§ **TASK**: Select and reproduce each line of the listing below that bears the string "this".

§ **EXERCISE INPUT**:
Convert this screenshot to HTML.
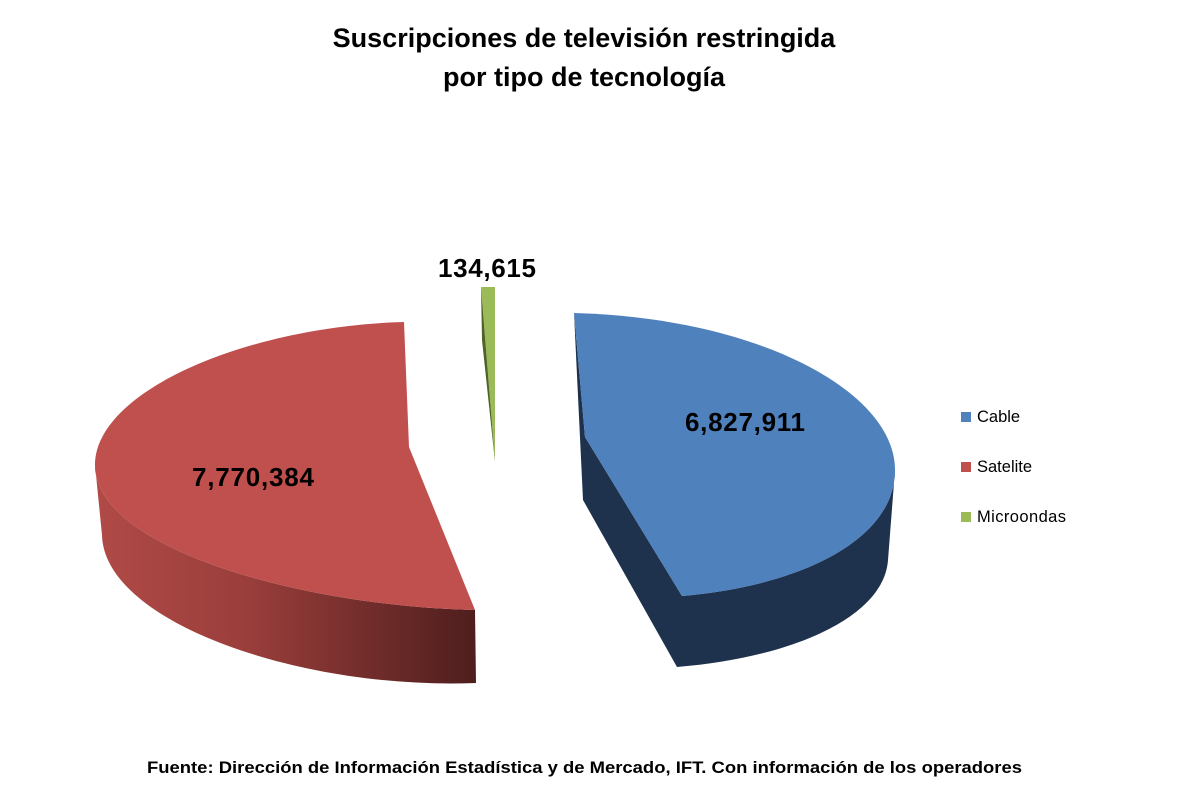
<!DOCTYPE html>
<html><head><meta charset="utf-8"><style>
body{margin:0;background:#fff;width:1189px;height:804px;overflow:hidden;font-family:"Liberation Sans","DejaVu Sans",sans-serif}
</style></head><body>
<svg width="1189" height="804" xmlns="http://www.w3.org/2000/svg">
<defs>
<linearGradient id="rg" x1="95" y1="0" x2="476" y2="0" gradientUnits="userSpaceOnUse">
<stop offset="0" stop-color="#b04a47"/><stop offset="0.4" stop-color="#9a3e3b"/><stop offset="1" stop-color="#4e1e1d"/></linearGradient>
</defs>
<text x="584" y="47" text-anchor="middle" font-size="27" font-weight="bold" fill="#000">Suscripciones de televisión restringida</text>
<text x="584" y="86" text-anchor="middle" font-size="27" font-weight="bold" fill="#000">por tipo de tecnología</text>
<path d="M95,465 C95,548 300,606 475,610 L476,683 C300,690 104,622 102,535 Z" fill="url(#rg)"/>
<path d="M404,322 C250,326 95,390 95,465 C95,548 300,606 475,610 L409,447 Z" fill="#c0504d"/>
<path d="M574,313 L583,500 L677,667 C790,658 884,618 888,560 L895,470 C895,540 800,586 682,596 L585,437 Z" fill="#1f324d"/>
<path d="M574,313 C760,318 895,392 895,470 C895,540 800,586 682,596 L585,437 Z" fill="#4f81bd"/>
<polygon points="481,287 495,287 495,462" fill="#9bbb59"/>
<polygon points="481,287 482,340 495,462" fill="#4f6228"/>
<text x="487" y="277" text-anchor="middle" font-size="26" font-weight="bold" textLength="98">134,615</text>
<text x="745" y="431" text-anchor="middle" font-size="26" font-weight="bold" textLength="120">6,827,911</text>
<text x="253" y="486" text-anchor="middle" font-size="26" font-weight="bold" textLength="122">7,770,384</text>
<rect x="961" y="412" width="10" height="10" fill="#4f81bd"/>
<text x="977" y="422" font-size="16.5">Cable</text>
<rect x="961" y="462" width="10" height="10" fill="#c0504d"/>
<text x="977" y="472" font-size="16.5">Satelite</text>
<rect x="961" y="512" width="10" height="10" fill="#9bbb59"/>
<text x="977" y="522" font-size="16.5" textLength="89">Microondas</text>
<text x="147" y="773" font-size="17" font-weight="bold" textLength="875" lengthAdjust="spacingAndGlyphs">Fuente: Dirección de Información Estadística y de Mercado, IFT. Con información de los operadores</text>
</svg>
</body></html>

---

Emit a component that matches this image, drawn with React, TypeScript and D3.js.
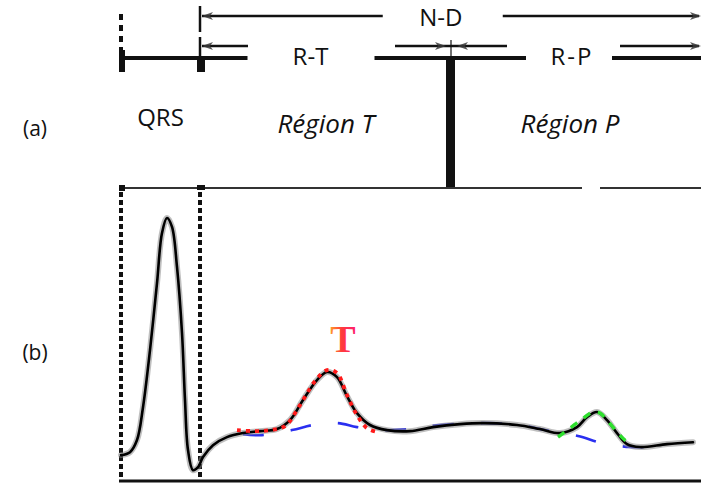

§ **ANSWER FOR THE TASK**:
Convert this screenshot to HTML.
Emit a component that matches this image, drawn with React, TypeScript and D3.js.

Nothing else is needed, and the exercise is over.